Figure scripts
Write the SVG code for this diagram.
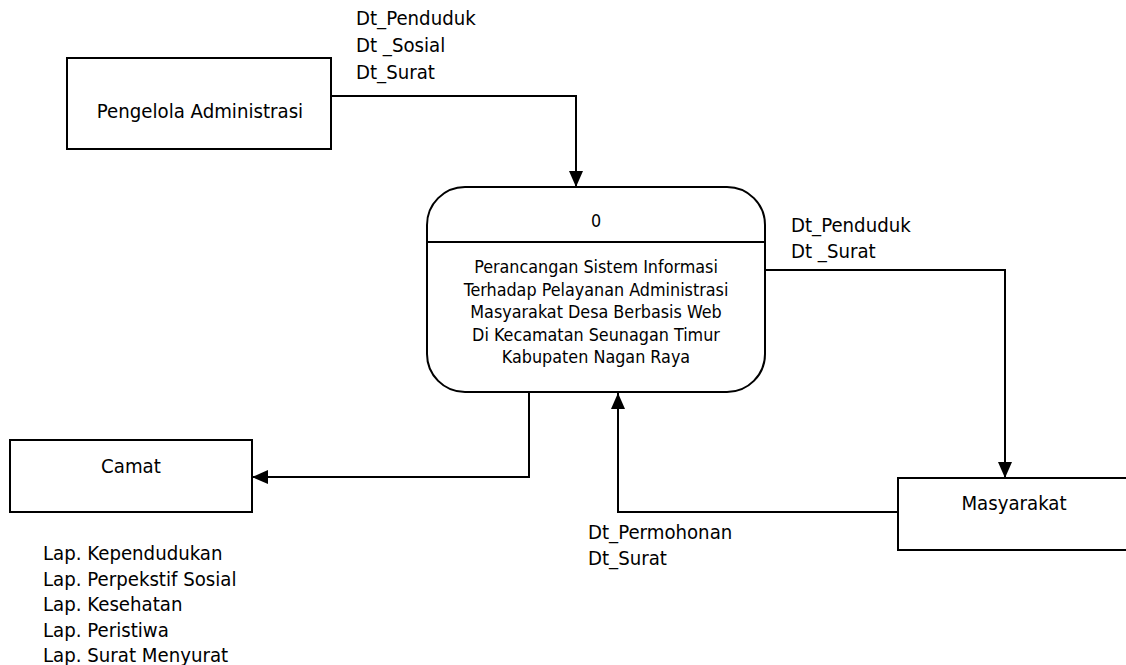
<svg xmlns="http://www.w3.org/2000/svg" width="1126" height="665" viewBox="0 0 1126 665">
<defs>
<style>
.box{fill:#fff;stroke:#000;stroke-width:2}
.ln{fill:none;stroke:#000;stroke-width:2;marker-end:url(#ah)}
.t{font-family:"DejaVu Sans Condensed","DejaVu Sans","Liberation Sans",sans-serif;font-size:20.2px;fill:#000}
.p{font-family:"DejaVu Sans Condensed","DejaVu Sans","Liberation Sans",sans-serif;font-size:17.8px;fill:#000;text-anchor:middle}
.c{text-anchor:middle}
</style>
<marker id="ah" markerUnits="userSpaceOnUse" markerWidth="18" markerHeight="18" viewBox="0 0 18 18" refX="17" refY="9" orient="auto">
<path d="M1,2 L17,9 L1,16 Z" fill="#000"/>
</marker>
</defs>
<rect width="1126" height="665" fill="#fff"/>
<g id="connectors">
<path class="ln" d="M331,96 H576 V187"/>
<path class="ln" d="M765,270 H1005 V478"/>
<path class="ln" d="M898,512 H618 V393"/>
<path class="ln" d="M529,392 V477 H252"/>
</g>
<g id="labels">
<text class="t" x="356" y="25">Dt_Penduduk</text>
<text class="t" x="356" y="52">Dt _Sosial</text>
<text class="t" x="356" y="79">Dt_Surat</text>
<text class="t" x="791" y="232">Dt_Penduduk</text>
<text class="t" x="791" y="258">Dt _Surat</text>
<text class="t" x="588" y="539">Dt_Permohonan</text>
<text class="t" x="588" y="565">Dt_Surat</text>
<text class="t" x="43" y="560">Lap. Kependudukan</text>
<text class="t" x="43" y="585.5">Lap. Perpekstif Sosial</text>
<text class="t" x="43" y="611">Lap. Kesehatan</text>
<text class="t" x="43" y="636.5">Lap. Peristiwa</text>
<text class="t" x="43" y="662">Lap. Surat Menyurat</text>
</g>
<g id="pengelola">
<rect class="box" x="67" y="58" width="264" height="91"/>
<text class="t c" x="200" y="118">Pengelola Administrasi</text>
</g>
<g id="process0">
<rect class="box" x="427" y="187" width="338" height="205" rx="38" ry="38"/>
<line x1="427" y1="242" x2="765" y2="242" stroke="#000" stroke-width="2"/>
<text class="p" x="596" y="227">0</text>
<text class="p" x="596" y="273">Perancangan Sistem Informasi</text>
<text class="p" x="596" y="295.5">Terhadap Pelayanan Administrasi</text>
<text class="p" x="596" y="318">Masyarakat Desa Berbasis Web</text>
<text class="p" x="596" y="340.5">Di Kecamatan Seunagan Timur</text>
<text class="p" x="596" y="363">Kabupaten Nagan Raya</text>
</g>
<g id="camat">
<rect class="box" x="10" y="440" width="242" height="72"/>
<text class="t c" x="131" y="473">Camat</text>
</g>
<g id="masyarakat">
<rect class="box" x="898" y="478" width="234" height="72"/>
<text class="t c" x="1014" y="510">Masyarakat</text>
</g>
</svg>
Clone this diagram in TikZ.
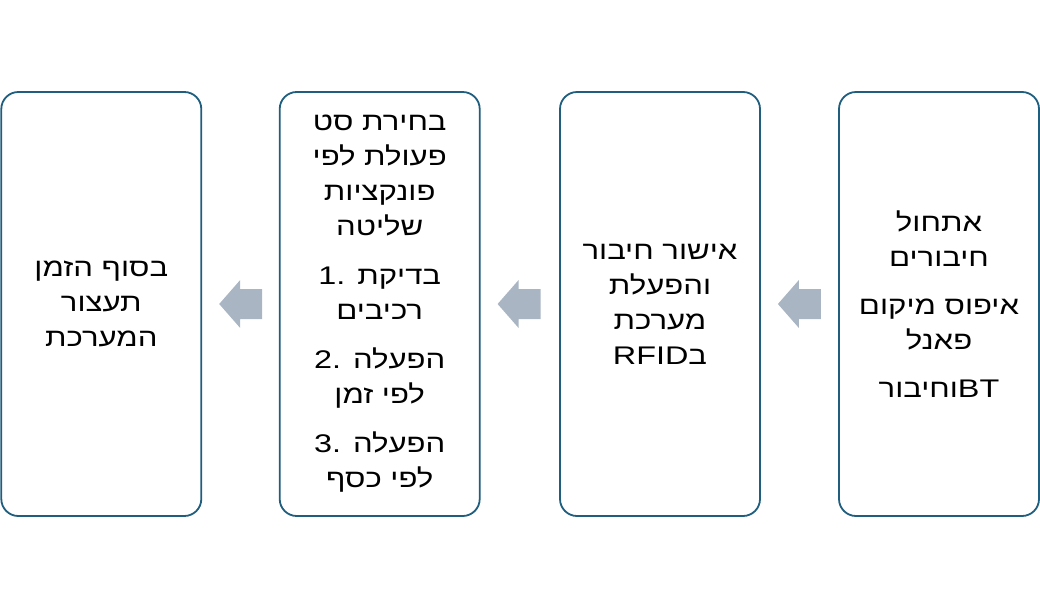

Exercise instructions — Copy out every line from the data above that has "this" in it.

Answer —
Write the SVG code for this diagram.
Clone this diagram in TikZ.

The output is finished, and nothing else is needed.